Der Kulturausschuss ist nicht dafür da, Herrn Peymann und irgendwelche anderen Intendanten alle paar Jahre einzuladen, damit die dort ihre Show abziehen können, sondern es geht doch um die Frage, wie es in Berlin in Sachen Kultur in Zukunft zugehen soll. Da kommt von Ihnen, Herr Wowereit, als Kultursenator leider nicht besonders viel. In der Theorie mag es vielleicht ganz gut gewesen sein, sich den Kultursenator zu sparen und das beim Bürgermeister einzugemeinden. Was in Berlin jedoch zur Chefsache erklärt wird, davon weiß man ja, wie das so läuft.
De facto führt diese Konstruktion dazu, dass im Bereich Kultur seit Jahren verwaltet und eben nicht gestaltet wird. Wobei – den Vorsitz des Kulturausschusses mit dem wirtschaftspolitischen Sprecher der SPD zu besetzen, zeugt dann doch wieder von einer gewissen Kreativität. Ich war gerade noch mal auf der Website Ihrer Fraktion und habe ein Statement des Vorsitzenden des Kulturausschusses Herrn Jahnke gelesen:
Berlin braucht eine gesunde industrielle Basis. Nur dort, wo auch produziert wird, entstehen dauerhaft Arbeitsplätze in Forschung und Entwicklung sowie im produktionsnahen Dienstleistungssektor.
Was man Ihnen wirklich zugute halten kann, das hat Herr Brauer auch schon gesagt: Während in anderen Bundesländern die Kultur kaputtgespart wird, bleiben die Mittel in Berlin stabil. 95 Prozent dieser Mittel sind aber fest
verplant, und die freie Szene, Kern von Innovationen im kulturellen Bereich, ist unterfinanziert. Wir nehmen das alle in Kauf – hier wird sich mehrfach mit der kulturellen Szene Berlins geschmückt und damit, wie viele Leute herkommen und es ganz toll finden mit der Kultur, und wir nehmen in Kauf, dass diese Szene chronisch unterfinanziert wird und die Akteure dort am Hungertuch nagen.
Die Frage ist doch: Wollen wir die gewachsenen Strukturen bis zum jüngsten Gericht fördern, damit wir dann einen Zustand einbetonieren, oder wollen wir mehr Kreativität wagen? – Dazu gibt es zwei Möglichkeiten: Entweder gibt man mehr Geld für den Kulturbereich aus, was Sie nicht wollen, oder man schichtet um, und das wollen Sie auch nicht. Das hat nichts damit zu tun, eine Kunstform gegen eine andere auszuspielen, sondern es ist eine traurige Konsequenz der Kulturpolitik der vergangenen Jahre. Wenn man sich in der Vergangenheit die Mühe gemacht hätte, sich mit der Berliner Subkultur und freien Szene auseinanderzusetzen, hätte man Rahmenbedingungen schaffen können, die eine Koexistenz der etablierten und Hochkultur und der freien Szene erlauben. Das wurde versäumt. Vorhin haben Sie gesagt, dass sich in der Stadt etwas verändern muss, aber gerade im kulturellen Bereich, Herr Wowereit, passiert das nicht.

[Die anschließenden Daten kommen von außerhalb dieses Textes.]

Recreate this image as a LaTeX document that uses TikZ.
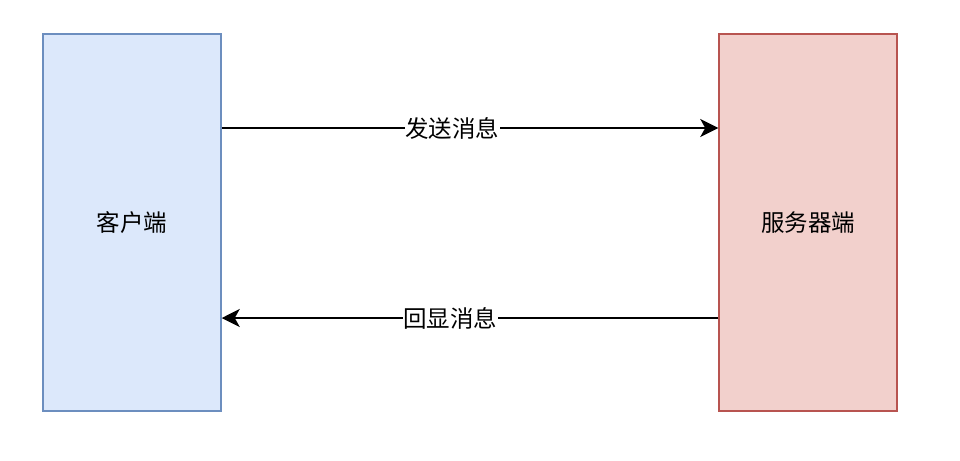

Ihre Beschreibung, Frau Lange, fand ich recht lustig, die Koalition hätte den Versuch der Piraten abgewehrt, die Deutsche Oper zu schließen – ich kann mich noch erinnern, es war fünf vor zwölf, ich hatte die CDU ja schon fast überzeugt, dem zuzustimmen,
und dann hat die Koalition das heroisch abgewehrt. Es war in der Tat eine sehr lustige Diskussion – irgendwann sagte Herr Schmitz zur Koalition, dass man darauf am Besten gar nicht mehr eingehe. Mit einer Streichung dieser Mittel hätten wir die freie Szene in Berlin fördern und die kulturelle Landschaft zukunftsfähig machen können. Da ging es z. B. um den Kulturliegenschaftsfonds – diese Option ist bei Ihnen im Koalitionsvertrag zur Liegenschaftspolitik enthalten, die temporäre kulturelle bzw. kulturwirtschaftliche Nutzung in Betracht zu ziehen. Was passiert auf diesem Gebiet? – Ja, den „Schokoladen“ hat man ganz toll gerettet, aber das ist ja auch erst passiert, als es dort fünf vor zwölf stand.